Security is now also an important consideration when it comes to trade. The US, and associated trade partners are restricting China’s access to certain technology. Security in food (which play into New Zealand’s strength), energy and technology, as essentials, are paramount. The US president is threatening countries with tariffs. That will not be good for global growth or inflation. Security comes at a cost, and the threat of tariffs is now being used as a weapon.
Inflation stickiness is impacting the NZD and longer-term interest rates
Inflation is a global phenomenon, not just a local one. As global inflation has retreated, central banks around the globe have been lowering interest rates. The United States Federal Reserve, European Central Bank, Bank of England and Reserve Bank of Australia have all been lowering interest rates, just like the RBNZ has.
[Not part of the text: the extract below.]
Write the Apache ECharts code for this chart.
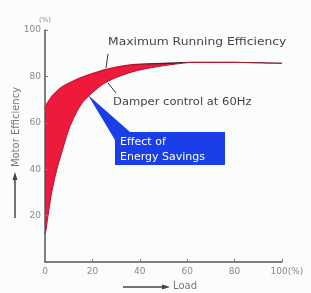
<!DOCTYPE html>
<html>
<head>
<meta charset="utf-8">
<script src="https://cdn.jsdelivr.net/npm/echarts@6/dist/echarts.min.js"></script>
<style>
  html, body { margin: 0; padding: 0; background: #fbfdfd; }
  #chart { width: 311px; height: 293px; }
</style>
</head>
<body>
<div id="chart"></div>
<script>
// load (%) sampled along both curves
const load = [0, 0.3, 1, 2, 3, 5, 7, 10, 13, 16, 20, 25, 30, 37, 45, 55, 62, 70, 80, 90, 100];
// Maximum Running Efficiency (%)
const maxEff = [66, 67, 68.5, 70, 71.5, 73.5, 75.3, 77, 78.5, 79.8, 81.2, 82.8, 84, 85, 85.5, 85.8, 86, 86, 86, 85.8, 85.6];
// Damper control at 60Hz (%)
const damperEff = [12, 13, 18, 25, 31, 40, 47, 57, 64, 69, 73, 77, 79.5, 82, 83.8, 85.3, 86, 86, 86, 85.8, 85.6];
const xTicks = [0, 20, 40, 60, 80, 100];
const yTicks = [20, 40, 60, 80, 100];

const bg = '#fbfdfd';
const font = 'DejaVu Sans';
const lowerPts = load.map((x, i) => [x, damperEff[i]]);
const upperPts = load.map((x, i) => [x, maxEff[i]]);

const chart = echarts.init(document.getElementById('chart'), null, {renderer: 'canvas'});
const option = {
  backgroundColor: bg,
  animation: false,
  grid: {left: 45, right: 29, top: 30, bottom: 31},
  xAxis: {
    type: 'value', min: 0, max: 100, interval: 20, z: 10,
    axisLine: {lineStyle: {color: '#555', width: 1.5}},
    axisTick: {show: true, inside: true, length: 3, lineStyle: {color: '#777'}},
    splitLine: {show: false},
    axisLabel: {
      color: '#888', fontSize: 9, fontFamily: font, margin: 5,
      formatter: v => xTicks.includes(v) ? (v === 100 ? '{e|100(%)}' : String(v)) : '',
      rich: {e: {color: '#888', fontSize: 9, fontFamily: font, padding: [0, 0, 0, 10]}}
    }
  },
  yAxis: {
    type: 'value', min: 0, max: 100, interval: 20, z: 10,
    name: '(%)', nameLocation: 'end', nameGap: 6,
    nameTextStyle: {color: '#888', fontSize: 7, fontFamily: font, align: 'center'},
    axisLine: {show: true, lineStyle: {color: '#555', width: 1.5}},
    axisTick: {show: true, inside: true, length: 3, lineStyle: {color: '#777'}},
    splitLine: {show: false},
    axisLabel: {
      color: '#888', fontSize: 9, fontFamily: font, margin: 4,
      formatter: v => yTicks.includes(v) ? String(v) : ''
    }
  },
  series: [
    {
      // red band = area under max curve, lower part masked by the damper area
      name: 'Maximum Running Efficiency', type: 'line', data: upperPts,
      smooth: 0.3, symbol: 'none', z: 2,
      areaStyle: {color: '#ee1a3c', opacity: 1},
      lineStyle: {
        width: 1.5,
        color: new echarts.graphic.LinearGradient(0, 0, 1, 0, [
          {offset: 0, color: '#e0163a'},
          {offset: 0.35, color: '#c0142e'},
          {offset: 0.6, color: '#222'},
          {offset: 1, color: '#222'}
        ])
      }
    },
    {
      name: 'Damper control at 60Hz', type: 'line', data: lowerPts,
      smooth: 0.3, symbol: 'none', z: 3,
      areaStyle: {color: bg, opacity: 1},
      lineStyle: {color: '#b0102c', width: 1}
    }
  ],
  graphic: [
    {type: 'text', left: 108, top: 37, z: 20, scaleX: 1.12, style: {text: 'Maximum Running Efficiency', fill: '#444', font: '11px "DejaVu Sans"'}},
    {type: 'line', z: 20, shape: {x1: 108, y1: 54, x2: 106, y2: 68}, style: {stroke: '#333', lineWidth: 1}},
    {type: 'text', left: 113, top: 97, z: 20, scaleX: 1.05, style: {text: 'Damper control at 60Hz', fill: '#444', font: '11px "DejaVu Sans"'}},
    {type: 'line', z: 20, shape: {x1: 108, y1: 83, x2: 116, y2: 93}, style: {stroke: '#333', lineWidth: 1}},
    {type: 'polygon', z: 20, shape: {points: [[88, 95], [115, 140], [130, 132]]}, style: {fill: '#1a3ee8'}},
    {type: 'rect', z: 20, shape: {x: 115, y: 132, width: 110, height: 33}, style: {fill: '#1a3ee8'}},
    {type: 'text', left: 120, top: 135, z: 21, style: {text: 'Effect of\nEnergy Savings', fill: '#fff', font: '11px "DejaVu Sans"', lineHeight: 15}},
    {type: 'text', x: 16, y: 127, z: 20, rotation: Math.PI / 2, style: {text: 'Motor Efficiency', fill: '#777', font: '10px "DejaVu Sans"', align: 'center', verticalAlign: 'middle'}},
    {type: 'line', z: 20, shape: {x1: 15, y1: 218, x2: 15, y2: 176}, style: {stroke: '#444', lineWidth: 1.5}},
    {type: 'polygon', z: 20, shape: {points: [[15, 172], [12.5, 180], [17.5, 180]]}, style: {fill: '#444'}},
    {type: 'line', z: 20, shape: {x1: 123, y1: 287, x2: 165, y2: 287}, style: {stroke: '#444', lineWidth: 1.5}},
    {type: 'polygon', z: 20, shape: {points: [[170, 287], [162, 284.5], [162, 289.5]]}, style: {fill: '#444'}},
    {type: 'text', left: 173, top: 281, z: 20, style: {text: 'Load', fill: '#777', font: '10px "DejaVu Sans"'}}
  ]
};
chart.setOption(option);
</script>
</body>
</html>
However, some countries, such as the United States (US) has seen inflation progress stall. With that comes an interest rates cost: they need to be higher for longer. This has rippled around the globe and seen longer-term bond yields remain higher, which impacts longer-term borrowing costs here. The RBNZ controls and influences short-term borrowing costs via changing the Official Cash Rate (OCR), but longer-term borrowing and interest rates are more influenced by offshore.
Interest rate curves (the gap between a one-year rate and a 10-year rate) are taking on more traditional shapes. Investors expect to receive more for a holding a 10-year bond over a short-term one because there is uncertainty over things like growth, inflation, and government borrowing. We call this the term premium. This is why longer-term borrowing rates tend to be higher than short-term ones.
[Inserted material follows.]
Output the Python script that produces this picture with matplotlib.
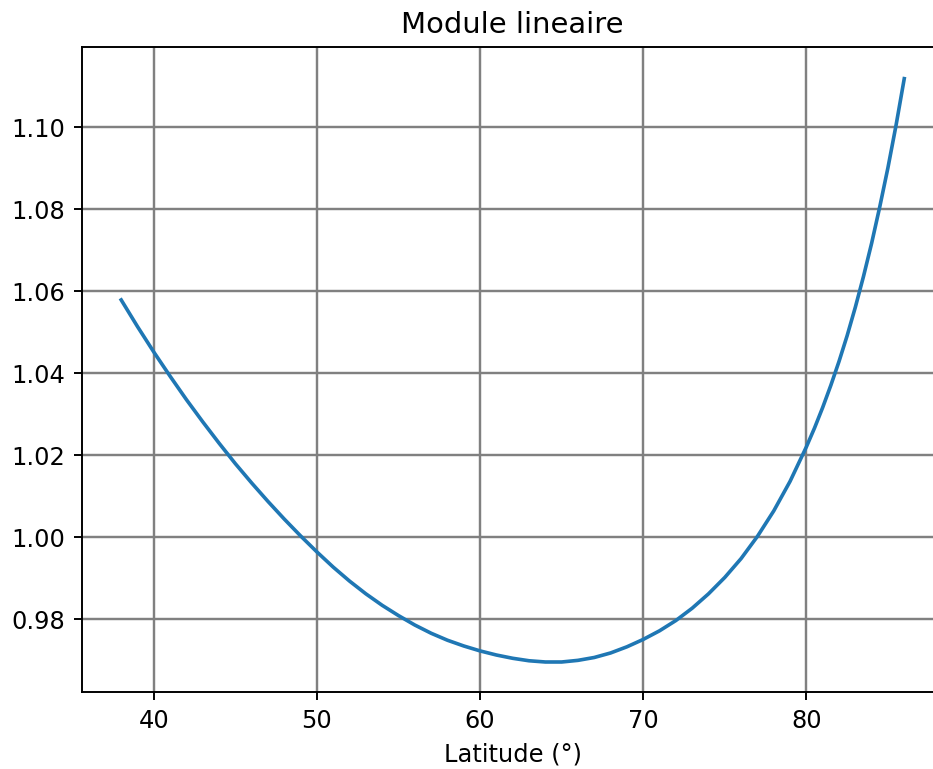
import matplotlib
matplotlib.use("Agg")
import matplotlib.pyplot as plt

latitude = [38, 39, 40, 41, 42, 43, 44, 45, 46, 47, 48, 49, 50, 51, 52, 53, 54, 55,
            56, 57, 58, 59, 60, 61, 62, 63, 64, 65, 66, 67, 68, 69, 70, 71, 72, 73,
            74, 75, 76, 77, 78, 79, 80, 80.5, 81, 81.5, 82, 82.5, 83, 83.5, 84,
            84.5, 85, 85.5, 86]
module = [1.0578, 1.0513, 1.0451, 1.0392, 1.0335, 1.0281, 1.0229, 1.0179, 1.0132,
          1.0087, 1.0044, 1.0003, 0.9964, 0.9927, 0.9893, 0.9862, 0.9834, 0.9809,
          0.9786, 0.9766, 0.9749, 0.9735, 0.9723, 0.9713, 0.9705, 0.9699, 0.9696,
          0.9696, 0.9700, 0.9707, 0.9718, 0.9733, 0.9751, 0.9772, 0.9797, 0.9827,
          0.9862, 0.9902, 0.9948, 1.0002, 1.0064, 1.0136, 1.0220, 1.0266, 1.0316,
          1.0370, 1.0428, 1.0491, 1.0560, 1.0635, 1.0716, 1.0805, 1.0900, 1.1004,
          1.1117]

DPI = 174
fig = plt.figure(figsize=(933.4 / DPI, 769.4 / DPI), dpi=DPI)
ax = fig.add_axes([82 / 933, (769 - 692) / 769, (943 - 82) / 933, (692 - 47) / 769])
ax.plot(latitude, module, color="#1f77b4", lw=1.5)
ax.grid(True, color="gray", lw=1.0)
ax.set_title("Module lineaire")
ax.set_xlabel("Latitude (°)")
ax.set_ylim(0.9623, 1.1195)
ax.set_yticks([0.98, 1.00, 1.02, 1.04, 1.06, 1.08, 1.10])
fig.savefig("out.png", dpi=DPI)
With the RBNZ cutting the OCR in response to a weak economy and easing inflation, and the US Federal Reserve on hold, the New Zealand dollar has fallen below 0.60. That is good for exporters and the rural sector will be important source of growth in late 2025 and 2026 but a lower currency adds to costs and inflation. An overseas holiday costs New Zealanders more but a foreigners holiday here costs less.
A lower NZD/USD also makes New Zealand cheaper to invest in. We can expect some global interest in New Zealand, particularly if the government makes moves tidying up the rules around overseas investment. Overseas investment is an area we need to see improvement. It is not just about the money flowing in, but the access to new ideas, markets, distribution networks and technology.
A two-horse election race
Locally, we might now start to see some election uncertainty. The current government is showing signs of losing the initiative. The Labour party was viewed as being best placed to handle 5 of the top 10 issues and 9 of the top 20 in the October 2024 edition of the IPSOS Issues Monitor. That’s signalling we are now in a two-horse election race.
The National party was viewed as best placed to handle just three of the top 10.The Greens climate change, and housing was split between Labour and National.
That was a big change from 2023, when National was viewed as best to handle 8 of the top 10 issues.
Cue a shift in polling sentiment, which we have now seen in the latest three polls. Economic direction could change.
Perhaps the only certainty at present is uncertainty, both locally and globally.
There is a positive side to that. You quickly work out who is any good, and of substance. Weak players get exposed in volatile times. The performance of many firms listed on the NZX has not been great.
The 1990’s and 2000s was characterised at the era of the “great moderation”. We saw good growth, certainty and low inflation. The 2020’s looks different. Life will go on, just at a different pace and with more volatility. Good players will still prosper.